To open the message, look around you. Without a doubt you could name five blessings God has given you in the past year. Our God loves us and blesses us.
However, consider why God chooses to bless us. Certainly because of his love for us. However, there is another reason he showers his abundance upon his children.
He wants us to pay it forward. Today let’s look at three ways we can pay God’s blessings forward.
The first of these is to treat those around us fairly.
The nature of the human experience is that we will have misunderstandings with those around us. Every human comes from a different set of rules and expectations, and it’s not always easy to make allowances for others.
However, in Job 31:13, God tells us that if we deny justice to those we are in daily contact with, what will we do when God calls us to account for our sins?
When we admit our shortcomings against others, God will forgive our sins against him.
Second, when God blesses us financially, it is an opportunity to bless others.
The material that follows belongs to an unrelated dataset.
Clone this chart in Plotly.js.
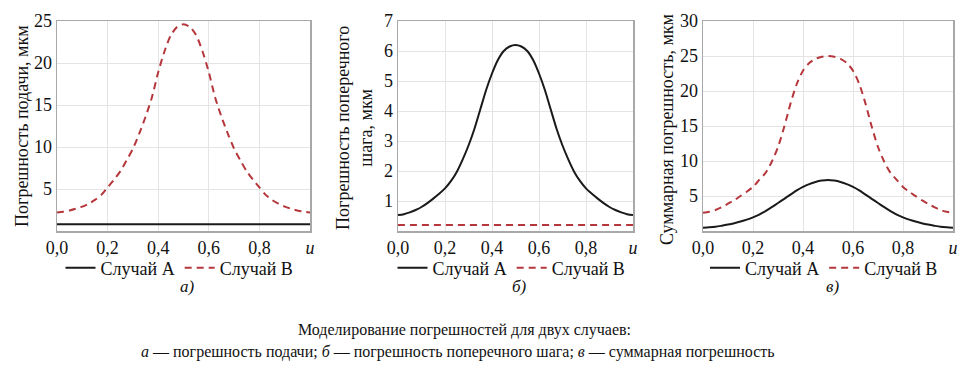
<!DOCTYPE html>
<html>
<head>
<meta charset="utf-8">
<script src="https://cdn.plot.ly/plotly-3.0.1.min.js"></script>
<style>
html,body{margin:0;padding:0;background:#fff;}
#chart{width:976px;height:376px;}
</style>
</head>
<body>
<div id="chart"></div>
<script>
// ---- data ----
const u = [0,0.025,0.05,0.075,0.1,0.125,0.15,0.175,0.2,0.225,0.25,0.275,0.3,0.325,0.35,0.375,0.4,0.425,0.45,0.475,0.5,
           0.525,0.55,0.575,0.6,0.625,0.65,0.675,0.7,0.725,0.75,0.775,0.8,0.825,0.85,0.875,0.9,0.925,0.95,0.975,1];

// panel а — feed error, мкм
const feedA = [0.8,0.8,0.8,0.8,0.8,0.8,0.8,0.8,0.8,0.8,0.8,0.8,0.8,0.8,0.8,0.8,0.8,0.8,0.8,0.8,0.8,
               0.8,0.8,0.8,0.8,0.8,0.8,0.8,0.8,0.8,0.8,0.8,0.8,0.8,0.8,0.8,0.8,0.8,0.8,0.8,0.8];
const feedB = [2.2,2.3,2.45,2.65,2.9,3.25,3.7,4.3,5.2,6.1,7.1,8.4,9.8,11.6,13.6,15.9,18.9,21.4,23.3,24.3,24.6,
               24.3,23.3,21.4,18.9,15.9,13.6,11.6,9.8,8.4,7.1,6.1,5.2,4.3,3.7,3.25,2.9,2.65,2.45,2.3,2.2];

// panel б — cross-step error, мкм
const stepA = [0.53,0.56,0.62,0.7,0.8,0.93,1.08,1.24,1.42,1.66,1.97,2.38,2.85,3.4,4.05,4.7,5.25,5.7,6.0,6.15,6.2,
               6.15,6.0,5.7,5.25,4.7,4.05,3.4,2.85,2.38,1.97,1.66,1.42,1.24,1.08,0.93,0.8,0.7,0.62,0.56,0.53];
const stepB = [0.2,0.2,0.2,0.2,0.2,0.2,0.2,0.2,0.2,0.2,0.2,0.2,0.2,0.2,0.2,0.2,0.2,0.2,0.2,0.2,0.2,
               0.2,0.2,0.2,0.2,0.2,0.2,0.2,0.2,0.2,0.2,0.2,0.2,0.2,0.2,0.2,0.2,0.2,0.2,0.2,0.2];

// panel в — total error, мкм
const totalA = [0.47,0.52,0.6,0.75,0.92,1.12,1.35,1.62,1.95,2.35,2.85,3.4,4.0,4.6,5.2,5.8,6.3,6.7,7.0,7.2,7.3,
                7.2,7.0,6.7,6.3,5.8,5.2,4.6,4.0,3.4,2.85,2.35,1.95,1.62,1.35,1.12,0.92,0.75,0.6,0.52,0.47];
const totalB = [2.6,2.75,3.0,3.4,3.9,4.4,5.0,5.6,6.3,7.3,8.3,9.9,12.0,14.9,18.2,21.0,22.9,24.0,24.6,24.9,25.0,
                24.9,24.6,24.0,22.9,21.0,18.2,14.9,12.0,9.9,8.3,7.3,6.3,5.6,5.0,4.4,3.9,3.4,3.0,2.75,2.6];

const xTickVals = [0,0.2,0.4,0.6,0.8,1];
const xTickText = ["0,0","0,2","0,4","0,6","0,8","<i>u</i>"];
const yTicksA = [5,10,15,20,25];
const yTicksB = [1,2,3,4,5,6,7];
const yTicksC = [5,10,15,20,25,30];
const seriesNames = ["Случай А","Случай В"];
const yTitles = ["Погрешность подачи, мкм","Погрешность поперечного<br>шага, мкм","Суммарная погрешность, мкм"];
const panelLabels = ["а)","б)","в)"];
const captionLine1 = "Моделирование погрешностей для двух случаев:";
const captionLine2 = "<i>а</i> — погрешность подачи; <i>б</i> — погрешность поперечного шага; <i>в</i> — суммарная погрешность";

// ---- layout helpers ----
const W = 976, H = 376;
const px = x => x / W;
const py = y => 1 - y / H;
const SERIF = "Liberation Serif";
const RED = "#b5373c";
const BLACK = "#1a1a1a";

const panels = [
  {xa:'x',  ya:'y',  left:57,  right:310, ticks:yTicksA, range:[0,25], A:feedA,  B:feedB,  leg:'legend'},
  {xa:'x2', ya:'y2', left:398, right:633, ticks:yTicksB, range:[0,7],  A:stepA,  B:stepB,  leg:'legend2'},
  {xa:'x3', ya:'y3', left:703, right:953, ticks:yTicksC, range:[0,30], A:totalA, B:totalB, leg:'legend3'}
];
const TOPY = 21, BOTY = 231;

const traces = [];
const layout = {
  width: W, height: H,
  margin: {l:0, r:0, t:0, b:0},
  paper_bgcolor: '#fff', plot_bgcolor: '#fff',
  font: {family: SERIF, size: 18, color: '#111'},
  showlegend: true,
  annotations: []
};

panels.forEach((p, i) => {
  traces.push({x:u, y:p.A, type:'scatter', mode:'lines', name:seriesNames[0],
    line:{color:BLACK, width:2, shape:'spline', smoothing:0.8}, xaxis:p.xa, yaxis:p.ya, legend:p.leg});
  traces.push({x:u, y:p.B, type:'scatter', mode:'lines', name:seriesNames[1],
    line:{color:RED, width:2, dash:'7px,5px', shape:'spline', smoothing:0.8}, xaxis:p.xa, yaxis:p.ya, legend:p.leg});

  const sfx = i === 0 ? '' : String(i+1);
  layout['xaxis'+sfx] = {
    domain:[px(p.left), px(p.right)], range:[0,1], anchor:'y'+sfx,
    tickvals:xTickVals, ticktext:xTickText, showgrid:true, gridcolor:'#e4e4e4', gridwidth:1,
    zeroline:false, showline:true, mirror:true, linecolor:'#a8a8a8', linewidth:1.5,
    ticks:'', tickfont:{family:SERIF, size:18, color:'#111'}
  };
  layout['yaxis'+sfx] = {
    domain:[py(BOTY), py(TOPY)], range:p.range, anchor:'x'+sfx,
    tickvals:p.ticks, showgrid:true, gridcolor:'#e4e4e4', gridwidth:1,
    zeroline:false, showline:true, mirror:true, linecolor:'#a8a8a8', linewidth:1.5,
    ticks:'', tickfont:{family:SERIF, size:18, color:'#111'}
  };
  const legKey = i === 0 ? 'legend' : 'legend'+(i+1);
  layout[legKey] = {
    orientation:'h', x:px((p.left+p.right)/2 - 4), y:py(268), xanchor:'center', yanchor:'middle',
    font:{family:SERIF, size:18, color:'#111'}, bgcolor:'rgba(0,0,0,0)'
  };
  layout.annotations.push({
    text:'<i>'+panelLabels[i]+'</i>', xref:'paper', yref:'paper',
    x:px((p.left+p.right)/2 + 4), y:py(286), xanchor:'center', yanchor:'middle',
    showarrow:false, font:{family:SERIF, size:17, color:'#111'}
  });
});

// y-axis titles
const titlePos = [[22,126],[354,128],[667,130]];
titlePos.forEach((t, i) => {
  layout.annotations.push({
    text:yTitles[i], xref:'paper', yref:'paper', x:px(t[0]), y:py(t[1]),
    xanchor:'center', yanchor:'middle', textangle:-90, showarrow:false,
    font:{family:SERIF, size:18, color:'#111'}
  });
});

// caption
layout.annotations.push({
  text:captionLine1, xref:'paper', yref:'paper', x:px(464), y:py(330),
  xanchor:'center', yanchor:'middle', showarrow:false, font:{family:SERIF, size:16, color:'#111'}
});
layout.annotations.push({
  text:captionLine2, xref:'paper', yref:'paper', x:px(458), y:py(352),
  xanchor:'center', yanchor:'middle', showarrow:false, font:{family:SERIF, size:16, color:'#111'}
});

Plotly.newPlot('chart', traces, layout, {staticPlot:true}).then(gd => {
  gd.querySelectorAll('text').forEach(t => {
    t.style.setProperty('font-family', "'Liberation Serif', 'Times New Roman', serif", 'important');
  });
});
</script>
</body>
</html>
Jewish law provided that all Hebrew bondsmen be freed every seven years.
For us, this is like walking away from our home after investing in it for seven years, or accumulating a bank account, and after seven years of saving, watching it evaporate into nothing.
Not so easy, is it?
Jeremiah 34:9-10 speaks of a covenant made by Zedekiah, king of Judah, to reinstate this practice. Every man in Judah agreed and set his bondsmen free.
Then they reneged.
Of course, we no longer own bondsmen. Or do we? Loans we make, favors we can call in, family obligations... When God blesses us with material goods, he wants us to share our increase with those who have less. Maybe it’s time to let some of our bondsmen go.
The inhabitants of Judah? God said that because they did not fulfill the covenant they made, he would deliver them into the hands of the Babylonians.
Ouch!
Finally, God wants us to give of ourselves.
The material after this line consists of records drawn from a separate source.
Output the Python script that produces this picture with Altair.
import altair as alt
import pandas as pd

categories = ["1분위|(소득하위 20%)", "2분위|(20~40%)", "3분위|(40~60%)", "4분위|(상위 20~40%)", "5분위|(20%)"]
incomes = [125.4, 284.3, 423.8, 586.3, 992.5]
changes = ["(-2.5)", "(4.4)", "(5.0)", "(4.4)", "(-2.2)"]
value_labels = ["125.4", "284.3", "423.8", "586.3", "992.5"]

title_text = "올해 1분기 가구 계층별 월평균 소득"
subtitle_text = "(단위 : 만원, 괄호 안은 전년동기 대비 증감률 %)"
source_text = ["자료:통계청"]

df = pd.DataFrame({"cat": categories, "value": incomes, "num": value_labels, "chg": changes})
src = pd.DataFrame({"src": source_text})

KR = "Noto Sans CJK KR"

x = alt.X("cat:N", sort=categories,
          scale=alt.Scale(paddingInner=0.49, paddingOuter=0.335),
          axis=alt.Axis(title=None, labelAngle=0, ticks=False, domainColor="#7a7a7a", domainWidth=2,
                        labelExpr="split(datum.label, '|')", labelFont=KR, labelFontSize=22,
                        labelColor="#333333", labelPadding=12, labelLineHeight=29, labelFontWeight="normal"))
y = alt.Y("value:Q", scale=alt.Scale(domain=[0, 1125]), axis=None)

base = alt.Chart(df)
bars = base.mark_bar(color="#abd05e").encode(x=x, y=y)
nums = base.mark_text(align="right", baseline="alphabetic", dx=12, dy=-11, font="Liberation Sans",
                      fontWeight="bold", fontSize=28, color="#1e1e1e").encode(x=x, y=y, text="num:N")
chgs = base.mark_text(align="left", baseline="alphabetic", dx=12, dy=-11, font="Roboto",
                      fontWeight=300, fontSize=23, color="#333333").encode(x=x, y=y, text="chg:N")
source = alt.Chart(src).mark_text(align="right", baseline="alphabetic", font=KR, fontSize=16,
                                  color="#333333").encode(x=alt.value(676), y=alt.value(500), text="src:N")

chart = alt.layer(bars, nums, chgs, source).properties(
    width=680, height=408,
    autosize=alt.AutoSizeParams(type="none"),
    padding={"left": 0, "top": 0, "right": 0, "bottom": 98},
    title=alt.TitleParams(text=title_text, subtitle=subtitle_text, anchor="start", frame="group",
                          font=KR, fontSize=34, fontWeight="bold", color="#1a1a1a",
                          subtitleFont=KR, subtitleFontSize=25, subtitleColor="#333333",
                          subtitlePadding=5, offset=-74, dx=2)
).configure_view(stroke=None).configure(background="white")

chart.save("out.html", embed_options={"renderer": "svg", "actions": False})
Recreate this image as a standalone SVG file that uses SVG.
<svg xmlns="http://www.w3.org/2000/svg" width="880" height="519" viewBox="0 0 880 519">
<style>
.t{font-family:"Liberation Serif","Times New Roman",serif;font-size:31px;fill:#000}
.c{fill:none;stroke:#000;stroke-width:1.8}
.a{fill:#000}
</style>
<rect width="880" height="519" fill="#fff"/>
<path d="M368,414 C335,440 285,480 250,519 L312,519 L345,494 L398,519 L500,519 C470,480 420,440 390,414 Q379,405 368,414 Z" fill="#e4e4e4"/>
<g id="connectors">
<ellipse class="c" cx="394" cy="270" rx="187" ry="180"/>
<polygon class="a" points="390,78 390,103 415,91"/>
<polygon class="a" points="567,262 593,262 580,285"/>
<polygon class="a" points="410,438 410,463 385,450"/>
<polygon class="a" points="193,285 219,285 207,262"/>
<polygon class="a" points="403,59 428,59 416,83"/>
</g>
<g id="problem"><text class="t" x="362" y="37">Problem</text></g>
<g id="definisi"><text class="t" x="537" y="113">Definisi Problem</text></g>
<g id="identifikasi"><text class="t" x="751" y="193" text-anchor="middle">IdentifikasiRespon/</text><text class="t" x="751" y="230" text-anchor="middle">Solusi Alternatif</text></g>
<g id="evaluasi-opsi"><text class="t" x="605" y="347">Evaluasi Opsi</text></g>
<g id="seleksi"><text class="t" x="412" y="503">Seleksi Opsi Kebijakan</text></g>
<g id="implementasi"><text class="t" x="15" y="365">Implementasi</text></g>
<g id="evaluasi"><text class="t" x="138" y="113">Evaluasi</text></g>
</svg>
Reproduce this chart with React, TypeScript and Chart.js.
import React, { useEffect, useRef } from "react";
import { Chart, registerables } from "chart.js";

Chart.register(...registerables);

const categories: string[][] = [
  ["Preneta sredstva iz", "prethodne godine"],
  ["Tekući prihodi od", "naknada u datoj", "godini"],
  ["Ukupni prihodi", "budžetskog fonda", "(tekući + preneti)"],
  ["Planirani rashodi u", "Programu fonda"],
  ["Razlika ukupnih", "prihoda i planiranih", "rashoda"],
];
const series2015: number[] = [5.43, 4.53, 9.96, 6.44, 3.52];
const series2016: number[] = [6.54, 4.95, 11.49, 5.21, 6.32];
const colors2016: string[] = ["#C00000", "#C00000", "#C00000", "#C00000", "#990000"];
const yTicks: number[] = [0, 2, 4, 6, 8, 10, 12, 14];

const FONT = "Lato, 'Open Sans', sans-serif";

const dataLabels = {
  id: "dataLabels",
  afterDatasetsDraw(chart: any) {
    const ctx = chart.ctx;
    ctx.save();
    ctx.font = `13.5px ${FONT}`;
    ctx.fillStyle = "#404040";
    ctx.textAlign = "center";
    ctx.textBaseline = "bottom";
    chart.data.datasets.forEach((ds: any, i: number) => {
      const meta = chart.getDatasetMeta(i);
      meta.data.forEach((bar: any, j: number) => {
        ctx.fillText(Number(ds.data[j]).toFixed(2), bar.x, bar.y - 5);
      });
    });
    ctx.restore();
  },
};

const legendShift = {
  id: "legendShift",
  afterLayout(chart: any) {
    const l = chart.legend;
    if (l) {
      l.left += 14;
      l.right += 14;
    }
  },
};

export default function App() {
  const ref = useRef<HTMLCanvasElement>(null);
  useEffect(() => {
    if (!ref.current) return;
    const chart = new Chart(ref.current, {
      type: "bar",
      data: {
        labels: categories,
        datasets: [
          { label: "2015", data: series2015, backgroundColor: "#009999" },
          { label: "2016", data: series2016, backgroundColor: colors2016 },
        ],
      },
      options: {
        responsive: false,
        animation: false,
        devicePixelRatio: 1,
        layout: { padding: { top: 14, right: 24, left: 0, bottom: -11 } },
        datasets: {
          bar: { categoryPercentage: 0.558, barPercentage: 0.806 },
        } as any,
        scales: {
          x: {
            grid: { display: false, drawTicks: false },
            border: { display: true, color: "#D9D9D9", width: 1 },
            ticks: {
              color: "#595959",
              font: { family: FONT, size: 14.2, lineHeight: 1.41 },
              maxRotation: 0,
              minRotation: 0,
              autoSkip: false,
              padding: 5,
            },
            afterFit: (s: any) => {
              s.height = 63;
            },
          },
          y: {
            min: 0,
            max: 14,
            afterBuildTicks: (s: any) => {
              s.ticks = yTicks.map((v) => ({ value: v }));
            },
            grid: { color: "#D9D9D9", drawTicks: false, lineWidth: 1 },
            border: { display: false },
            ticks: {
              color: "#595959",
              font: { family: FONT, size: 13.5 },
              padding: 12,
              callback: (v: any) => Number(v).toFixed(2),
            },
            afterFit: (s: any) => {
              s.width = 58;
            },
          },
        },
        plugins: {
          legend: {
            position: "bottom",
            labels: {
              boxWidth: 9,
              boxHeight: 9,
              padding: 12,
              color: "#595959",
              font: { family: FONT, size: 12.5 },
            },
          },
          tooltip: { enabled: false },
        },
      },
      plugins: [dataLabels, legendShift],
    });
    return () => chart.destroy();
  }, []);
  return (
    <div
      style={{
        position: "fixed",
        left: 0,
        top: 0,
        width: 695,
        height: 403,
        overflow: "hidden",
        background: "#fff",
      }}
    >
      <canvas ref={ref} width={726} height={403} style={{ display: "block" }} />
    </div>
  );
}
This is the hardest of the three ways to pay God’s blessings forward. It takes something very precious to all of us, and that is our time.
In Deuteronomy, God repeatedly tells us to include all people in our celebrations, even those who are strangers in our midst.
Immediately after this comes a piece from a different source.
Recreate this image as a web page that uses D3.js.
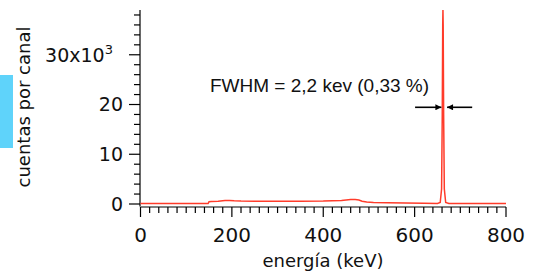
<!DOCTYPE html>
<head>
  <meta charset="utf-8">
  <script src="https://d3js.org/d3.v7.min.js"></script>
  <style>
    body { margin: 0; background: #fff; }
    .tick text { font-family: "DejaVu Sans", Verdana, sans-serif; }
  </style>
</head>
<body>
<script>
// spectrum (energy in keV, counts per channel)
var energy = [0, 20, 50, 100, 140, 148, 150, 155, 170, 185, 195, 205, 220, 250, 300, 350, 400, 440, 460, 470, 478, 485, 495, 510, 540, 580, 620, 650, 656, 659, 660.5, 661.5, 662, 662.5, 663.5, 665, 668, 675, 700, 750, 800];
var counts = [80, 80, 80, 80, 80, 90, 450, 500, 550, 700, 720, 650, 580, 560, 560, 570, 600, 720, 880, 880, 800, 560, 400, 320, 240, 180, 140, 120, 300, 3000, 18000, 36000, 39500, 36000, 18000, 3000, 300, 120, 100, 90, 80];
var xTicks = [0, 200, 400, 600, 800];
var yTicks = [0, 10000, 20000, 30000];
var yTickLabels = ["0", "10", "20", "30x10"];

var svg = d3.select("body").append("svg")
    .attr("width", 536)
    .attr("height", 276);

var x = d3.scaleLinear().domain([0, 800]).range([140.5, 506]);
var y = d3.scaleLinear().domain([0, 39000]).range([204, 10]);

//cyan marker at left
svg.append("rect")
    .attr("x", 0).attr("y", 75)
    .attr("width", 13).attr("height", 73)
    .attr("fill", "#5fd3fa");

//y axis
var yAxis = svg.append("g")
    .attr("transform", "translate(140,0)");
yAxis.append("line")
    .attr("x1", 0).attr("x2", 0)
    .attr("y1", y(39000)).attr("y2", 206.5)
    .attr("stroke", "#000").attr("stroke-width", 1.2);
yAxis.selectAll(".minor")
    .data(d3.range(0, 39000, 2000))
    .enter().append("line")
      .attr("x1", function(d) { return d % 10000 === 0 ? -11 : -6; })
      .attr("x2", 0)
      .attr("y1", function(d) { return y(d); })
      .attr("y2", function(d) { return y(d); })
      .attr("stroke", "#000").attr("stroke-width", 1.2);
var yl = yAxis.selectAll(".ylab")
    .data(yTicks)
    .enter().append("text")
      .attr("x", -17)
      .attr("y", function(d) { return y(d); })
      .attr("dy", "0.36em")
      .attr("text-anchor", "end")
      .attr("font-family", "DejaVu Sans, Verdana, sans-serif")
      .attr("font-size", "19px")
      .attr("fill", "#111")
      .text(function(d, i) { return yTickLabels[i]; });
// superscript on the top label
yl.filter(function(d) { return d === 30000; })
    .attr("x", -27)
    .append("tspan")
      .attr("dy", "-0.6em")
      .attr("font-size", "13px")
      .text("3");

//x axis
var xAxis = svg.append("g")
    .attr("transform", "translate(0,207)");
xAxis.append("line")
    .attr("x1", x(0)).attr("x2", x(800))
    .attr("y1", 0).attr("y2", 0)
    .attr("stroke", "#000").attr("stroke-width", 1.2);
xAxis.selectAll(".xt")
    .data(d3.range(0, 801, 20))
    .enter().append("line")
      .attr("x1", function(d) { return x(d); })
      .attr("x2", function(d) { return x(d); })
      .attr("y1", 0)
      .attr("y2", function(d) { return d % 200 === 0 ? 10 : 6; })
      .attr("stroke", "#000").attr("stroke-width", 1.2);
xAxis.selectAll(".xlab")
    .data(xTicks)
    .enter().append("text")
      .attr("x", function(d) { return x(d); })
      .attr("y", 35)
      .attr("text-anchor", "middle")
      .attr("font-family", "DejaVu Sans, Verdana, sans-serif")
      .attr("font-size", "20px")
      .attr("fill", "#111")
      .text(function(d) { return d; });

//axis titles
svg.append("text")
    .attr("x", 323).attr("y", 267)
    .attr("text-anchor", "middle")
    .attr("font-family", "DejaVu Sans, Verdana, sans-serif")
    .attr("font-size", "18px")
    .attr("fill", "#111")
    .text("energía (keV)");

svg.append("text")
    .attr("transform", "translate(30,107) rotate(-90)")
    .attr("text-anchor", "middle")
    .attr("font-family", "DejaVu Sans, Verdana, sans-serif")
    .attr("font-size", "18px")
    .attr("fill", "#111")
    .text("cuentas por canal");

//spectrum
var line = d3.line()
    .x(function(d, i) { return x(energy[i]); })
    .y(function(d) { return y(Math.min(d, 39000)); });

svg.append("path")
    .datum(counts)
    .attr("fill", "none")
    .attr("stroke", "#ff3b2a")
    .attr("stroke-width", 1.5)
    .attr("d", line);

//FWHM annotation
svg.append("text")
    .attr("x", 210).attr("y", 91.5)
    .attr("font-family", "Liberation Sans, Arial, sans-serif")
    .attr("font-size", "19px")
    .attr("fill", "#111")
    .text("FWHM = 2,2 kev (0,33 %)");

var defs = svg.append("defs");
defs.append("marker")
    .attr("id", "ah")
    .attr("viewBox", "0 0 10 10")
    .attr("refX", 10).attr("refY", 5)
    .attr("markerWidth", 10).attr("markerHeight", 6)
    .attr("markerUnits", "userSpaceOnUse")
    .attr("orient", "auto")
  .append("path")
    .attr("d", "M0,0 L10,5 L0,10 Z")
    .attr("fill", "#000");

svg.append("line")
    .attr("x1", x(601)).attr("x2", x(658.5))
    .attr("y1", 107.3).attr("y2", 107.3)
    .attr("stroke", "#000").attr("stroke-width", 1.6)
    .attr("marker-end", "url(#ah)");
svg.append("line")
    .attr("x1", x(726)).attr("x2", x(671))
    .attr("y1", 107.3).attr("y2", 107.3)
    .attr("stroke", "#000").attr("stroke-width", 1.6)
    .attr("marker-end", "url(#ah)");
</script>
</body>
In 5:14, when we take time off work, we are also to allow our hired hands to take a break from their duties.
In 12:17-18, when we throw a party to celebrate God’s blessings, we are to welcome everyone we know, including our children, our hired hands, and those visiting from other countries.
In 16:10-15, if we visit God’s house with our friends and neighbors, and we include our children as well as strangers, he will shower his blessings of increase upon our household.
God does love his children, and he wants us to have the bounty of the land. However, if we gather his blessings into storehouses, then what use is it to us or to him? He wants us to use our increase to pay his blessings forward to others.
When we pay God’s blessings forward, he will shower his increase upon us, for we will have shown him we can be trusted with the bounty of his love.